Da alcuni anni un microinsetto sta succhiando la linfa del Pinus pinea, il Pino da pinoli, il meraviglioso albero che orna le ville e i giardini di una buona parte dell’Italia con in testa Roma. Questo animaletto si chiama Toumeyella parvicornis, comunemente detto cocciniglia tartaruga dei pini. Dal 2018 l’allarme era stato dato a livello di servizi specializzati e di istituzioni che controllano l’andamento di una massa sterminata di muffe, funghi, batteri e virus che, grazie alla globalizzazione, arrivano in Europa da ogni angolo del mondo. Inutilmente
La cura c’è ma costa cara, come quella che avrebbe evitato la morte di centinaia di migliaia di palme che ornavano lungomari e lungofiumi, palme uccise dal Rhynchophorus ferrugineus, un coleottero della grande famiglia dei curculionidi, comunemente chiamato punteruolo rosso. Per non parlare della Xilella fastidiosa e della strage di ulivi.
C’è conoscenza del pericolo che incombe sui pini, se ne parla e se ne scrive ma non a livello dei media a larga disinformazione di massa. Nel periodo della chiusura per Covid-19 il lavoro della cocciniglia tartaruga è andato aumentando a dismisura al punto che i pini son diventati sia nerastri che biancastri, mostrando paurose crepe nella corteccia. Gli aghi sono ispessiti da collosità nerastre e precipitano a terra ricoprendo parte del verde dei prati, a tonnellate. È un disastro annunciato. I più bravi, inascoltati, addirittura parlarono di un primo arrivo di questo insettino minuscolo già nel 2005. Pensiamo per un attimo al famoso poema sinfonico in La Maggiore di Ottorino Respingi, “Pini di Roma”, 21 minuti di musica diventata famosa, pensate, soprattutto in America, dove viene eseguita spesso da grandi filarmoniche made in Usa. Combinazione vuole che questo malefico microbo provenga proprio dalle Americhe, Usa e anche Canada, nascosto dovunque capiti via marina o aerea. C’è di più. Un altra cocciniglia, il Matsucoccus feytaudi, è arrivata dalle stesse aree geografiche e si mangia, piano piano, altre specie di pini in tutto l’areale mediterraneo.
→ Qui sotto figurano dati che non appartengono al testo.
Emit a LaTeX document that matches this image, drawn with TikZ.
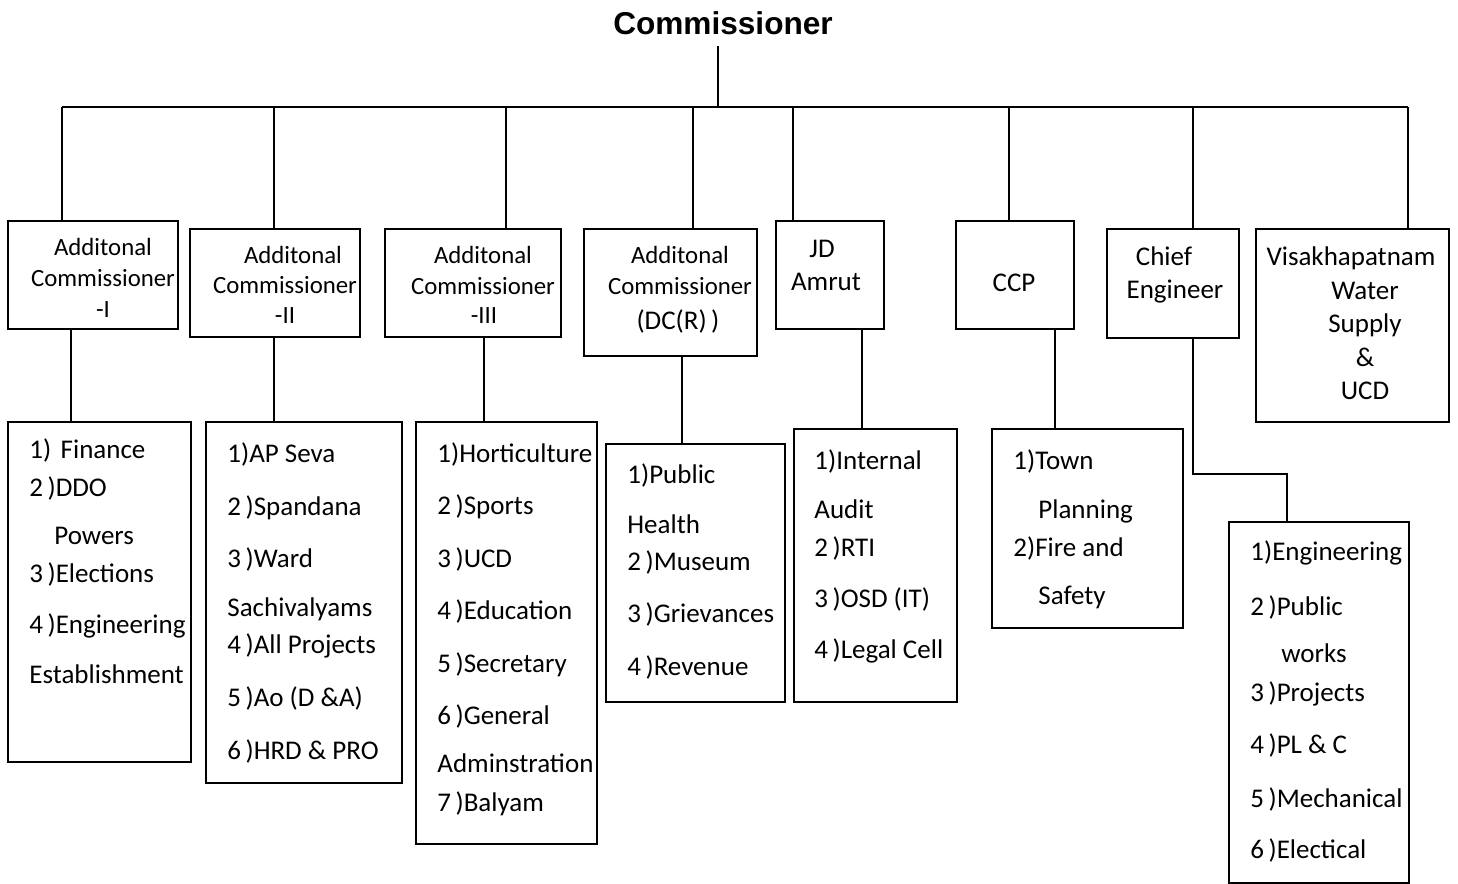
\documentclass[tikz,border=0pt]{standalone}
\usepackage{fontspec}
\setmainfont{Carlito}
\newfontfamily\titlefont{Liberation Sans}
\usepackage{tikz}

\tikzset{
  box/.style={draw, line width=1.2pt, inner sep=0, outer sep=0, anchor=north west},
  link/.style={line width=1pt},
  item/.style={anchor=base west, inner sep=0, font=\fontsize{13.5}{16}\selectfont},
  head/.style={anchor=base, inner sep=0, font=\fontsize{12.4}{15}\selectfont},
  headbig/.style={anchor=base, inner sep=0, font=\fontsize{13.5}{16}\selectfont}
}

\begin{document}
\begin{tikzpicture}[x=0.5pt, y=-0.5pt]
    \useasboundingbox (0,0) rectangle (1458,884);

    % Title
    \node[font=\titlefont\bfseries\fontsize{15.8}{19}\selectfont, anchor=base, inner sep=0] (comm) at (723,34) {Commissioner};

    % Boxes (name / top left / bottom right)
    \foreach \n/\xa/\ya/\xb/\yb in {ac1/8/221/178/329, ac2/190/229/360/337, ac3/385/229/561/337,
        ac4/584/229/757/356, jd/776/221/884/329, ccp/956/221/1074/329, ce/1107/229/1239/338,
        vw/1256/229/1449/422, l1/8/422/191/762, l2/206/422/402/783, l3/416/422/597/844,
        l4/606/444/785/702, l5/794/429/957/702, l6/992/429/1183/628, l7/1229/522/1409/883}
        \node[box, minimum width={(\xb-\xa)*0.5pt}, minimum height={(\yb-\ya)*0.5pt}] (\n) at (\xa,\ya) {};

    % Commissioner to the bus
    \coordinate (hub) at (718,107);
    \draw[link, shorten >=5.5pt] (hub) -- (hub |- comm.south);

    % Bus and drops to the heads
    \foreach \n/\x [count=\i] in {ac1/62, ac2/274, ac3/506, ac4/693, jd/793, ccp/1009, ce/1193, vw/1408} {
        \coordinate (t\i) at (\x,107);
        \draw[link] (t\i) -- (t\i |- \n.north);
    }
    \draw[link] (t1) -- (t8);

    % Heads to their lists
    \foreach \a/\b/\x in {ac1/l1/71, ac2/l2/274, ac3/l3/484, ac4/l4/682, jd/l5/862, ccp/l6/1055} {
        \coordinate (d\b) at (\x,0);
        \draw[link] (d\b |- \a.south) -- (d\b |- \b.north);
    }
    \coordinate (elbow) at (1287,474);
    \draw[link] (t7 |- ce.south) |- (elbow) -- (elbow |- l7.north);

    % Head texts
    \foreach \x/\y/\t [count=\i] in {103/255/Additonal, 103/286/Commissioner, 103/317/-I,
        293/263/Additonal, 285/293/Commissioner, 285/323/-II,
        483/263/Additonal, 483/294/Commissioner, 484/323/-III,
        680/263/Additonal, 680/294/Commissioner, 678/329/{\fontsize{13.5}{16}\selectfont(DC(R)\,)}}
        \node[head] (h\i) at (\x,\y) {\t};
    \foreach \x/\y/\t [count=\i] in {822/257/JD, 826/290/Amrut, 1014/291/CCP,
        1164/265/Chief, 1175/298/Engineer,
        1351/265/Visakhapatnam, 1365/299/Water, 1365/332/Supply, 1365/366/\&, 1365/399/UCD}
        \node[headbig] (hb\i) at (\x,\y) {\t};

    % List texts
    \foreach \x/\y/\t [count=\i] in {29/458/{1)\hspace{0.35em}Finance}, 29/496/{2\,)DDO}, 54/544/Powers,
        29/582/{3\,)Elections}, 29/633/{4\,)Engineering}, 29/683/Establishment}
        \node[item] (la\i) at (\x,\y) {\t};
    \foreach \x/\y/\t [count=\i] in {227/462/{1)AP Seva}, 227/515/{2\,)Spandana}, 227/567/{3\,)Ward},
        227/616/Sachivalyams, 227/653/{4\,)All Projects}, 227/706/{5\,)Ao (D \&A)}, 227/759/{6\,)HRD \& PRO}}
        \node[item] (lb\i) at (\x,\y) {\t};
    \foreach \x/\y/\t [count=\i] in {437/462/{1)Horticulture}, 437/514/{2\,)Sports}, 437/567/{3\,)UCD},
        437/619/{4\,)Education}, 437/672/{5\,)Secretary}, 437/724/{6\,)General},
        437/772/Adminstration, 437/811/{7\,)Balyam}}
        \node[item] (lc\i) at (\x,\y) {\t};
    \foreach \x/\y/\t [count=\i] in {627/483/{1)Public}, 627/533/Health, 627/570/{2\,)Museum},
        627/622/{3\,)Grievances}, 627/675/{4\,)Revenue}}
        \node[item] (ld\i) at (\x,\y) {\t};
    \foreach \x/\y/\t [count=\i] in {814/469/{1)Internal}, 814/518/Audit, 814/556/{2\,)RTI},
        814/607/{3\,)OSD (IT)}, 814/658/{4\,)Legal Cell}}
        \node[item] (le\i) at (\x,\y) {\t};
    \foreach \x/\y/\t [count=\i] in {1013/469/{1)Town}, 1038/518/Planning, 1013/556/{2)Fire and}, 1038/604/Safety}
        \node[item] (lf\i) at (\x,\y) {\t};
    \foreach \x/\y/\t [count=\i] in {1250/560/{1)Engineering}, 1250/615/{2\,)Public}, 1281/662/works,
        1250/701/{3\,)Projects}, 1250/753/{4\,)PL \& C}, 1250/807/{5\,)Mechanical}, 1250/858/{6\,)Electical}}
        \node[item] (lg\i) at (\x,\y) {\t};
\end{tikzpicture}
\end{document}
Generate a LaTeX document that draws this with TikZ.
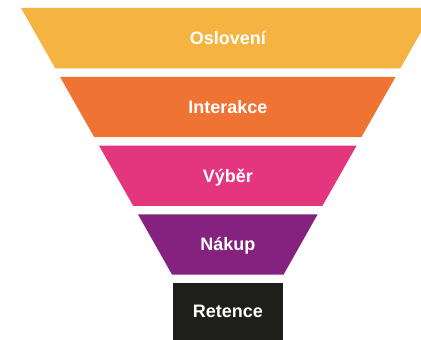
\documentclass[tikz,border=0pt]{standalone}
\usepackage{fontspec}
\setmainfont{Liberation Sans}
\definecolor{cyellow}{HTML}{F5B342}
\definecolor{corange}{HTML}{EF7332}
\definecolor{cpink}{HTML}{E3367F}
\definecolor{cpurple}{HTML}{85227F}
\definecolor{cblack}{HTML}{1E1E1B}
\tikzset{
  lbl/.style={text=white, font=\fontsize{18}{20}\selectfont\bfseries, anchor=base, inner sep=0pt}
}
\begin{document}
\begin{tikzpicture}[x=1pt,y=1pt]
\useasboundingbox (0,0) rectangle (421,340);
\begin{scope}
\clip (0,0) rectangle (421,340);
\fill[cyellow] (21,332) -- (434.6,332) -- (400.4,271.7) -- (55.2,271.7) -- cycle;
\fill[corange] (60,263.2) -- (395.6,263.2) -- (361.4,202.9) -- (94.2,202.9) -- cycle;
\fill[cpink] (99,194.4) -- (356.6,194.4) -- (322.4,134.1) -- (133.2,134.1) -- cycle;
\fill[cpurple] (138,125.6) -- (317.6,125.6) -- (283.5,65.3) -- (172.1,65.3) -- cycle;
\fill[cblack] (172.8,0) rectangle (282.8,57);
\end{scope}
\node[lbl] (oslo) at (227.8,301.5-6.45) {Oslovení};
\node[lbl] (inter) at (227.8,232.5-6.45) {Interakce};
\node[lbl] (vyber) at (227.8,164-6.45) {Výběr};
\node[lbl] (nakup) at (227.8,95.5-6.45) {Nákup};
\node[lbl] (ret) at (227.8,28.5-6.45) {Retence};
\end{tikzpicture}
\end{document}
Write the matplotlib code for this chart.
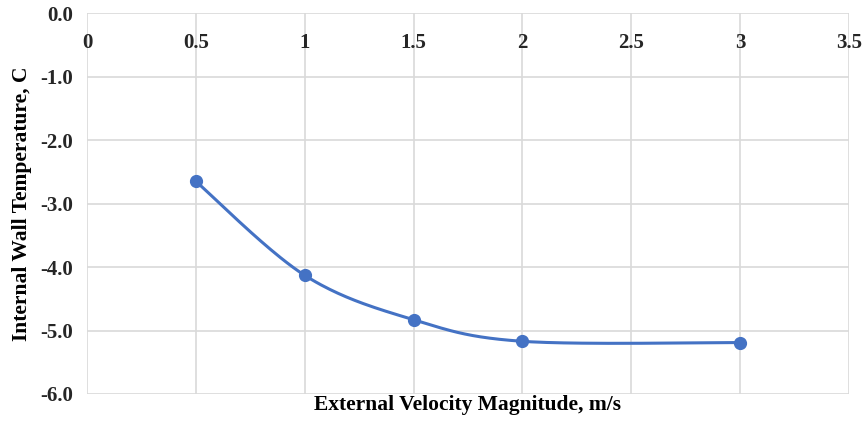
import numpy as np
import matplotlib
matplotlib.use("Agg")
import matplotlib.pyplot as plt

velocity = [0.5, 1.0, 1.5, 2.0, 3.0]
wall_temp = [-2.65, -4.13, -4.83, -5.17, -5.19]
x_ticks = [0, 0.5, 1, 1.5, 2, 2.5, 3, 3.5]
x_tick_labels = ["0", "0.5", "1", "1.5", "2", "2.5", "3", "3.5"]
y_ticks = [0.0, -1.0, -2.0, -3.0, -4.0, -5.0, -6.0]

plt.rcParams['font.family'] = ['Liberation Serif', 'DejaVu Serif']

def smooth_curve(x, y, n=40):
    # Excel-like smoothing: cubic Bezier with Catmull-Rom control points
    x = np.asarray(x, float); y = np.asarray(y, float)
    px = np.concatenate([[x[0]], x, [x[-1]]])
    py = np.concatenate([[y[0]], y, [y[-1]]])
    xs, ys = [], []
    t = np.linspace(0, 1, n)
    for i in range(1, len(px) - 2):
        p0 = np.array([px[i], py[i]]); p3 = np.array([px[i+1], py[i+1]])
        p1 = p0 + (np.array([px[i+1], py[i+1]]) - np.array([px[i-1], py[i-1]])) / 6
        p2 = p3 - (np.array([px[i+2], py[i+2]]) - np.array([px[i], py[i]])) / 6
        b = ((1-t)**3)[:, None]*p0 + (3*(1-t)**2*t)[:, None]*p1 + (3*(1-t)*t**2)[:, None]*p2 + (t**3)[:, None]*p3
        xs.append(b[:, 0]); ys.append(b[:, 1])
    return np.concatenate(xs), np.concatenate(ys)

fig = plt.figure(figsize=(8.68, 4.24), dpi=100)
ax = fig.add_axes([0.1002, 0.0708, 0.8778, 0.8982])

sx, sy = smooth_curve(velocity, wall_temp)
color = '#4472C4'
ax.plot(sx, sy, color=color, lw=2.2, zorder=3)
ax.plot(velocity, wall_temp, 'o', color=color, ms=8.5, zorder=4)

ax.set_xlim(0, 3.5)
ax.set_ylim(-6, 0)
ax.xaxis.set_ticks_position('top')
ax.set_xticks(x_ticks)
ax.set_xticklabels(x_tick_labels, fontweight='bold', color='#262626', fontsize=15)
ax.set_yticks(y_ticks)
ax.set_yticklabels([f"{v:.1f}" for v in y_ticks], fontweight='bold', color='#262626', fontsize=15)
ax.grid(True, color='#D9D9D9', lw=1.2)
ax.set_axisbelow(True)
for s in ax.spines.values():
    s.set_visible(False)
ax.tick_params(length=0)
ax.tick_params(axis='x', pad=-29)
ax.tick_params(axis='y', pad=10)
ax.xaxis.set_label_position('bottom')
ax.set_xlabel("External Velocity Magnitude, m/s", fontsize=15.5, fontweight='bold', labelpad=1)
ax.set_ylabel("Internal Wall Temperature, C", fontsize=15.5, fontweight='bold', labelpad=6)

fig.savefig("out.png", dpi=100)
Vogliamo far finta di niente? O fare di tutto per salvare i nostri pini? In attesa di lanciare una petizione pubblico una serie di miei lavori (uno terribile) per render loro omaggio con la speranza di rivederli verdi nelle chiome e vivi nei tronchi. E non precipitati a terra, uno dopo l’altro, con un colpo di vento.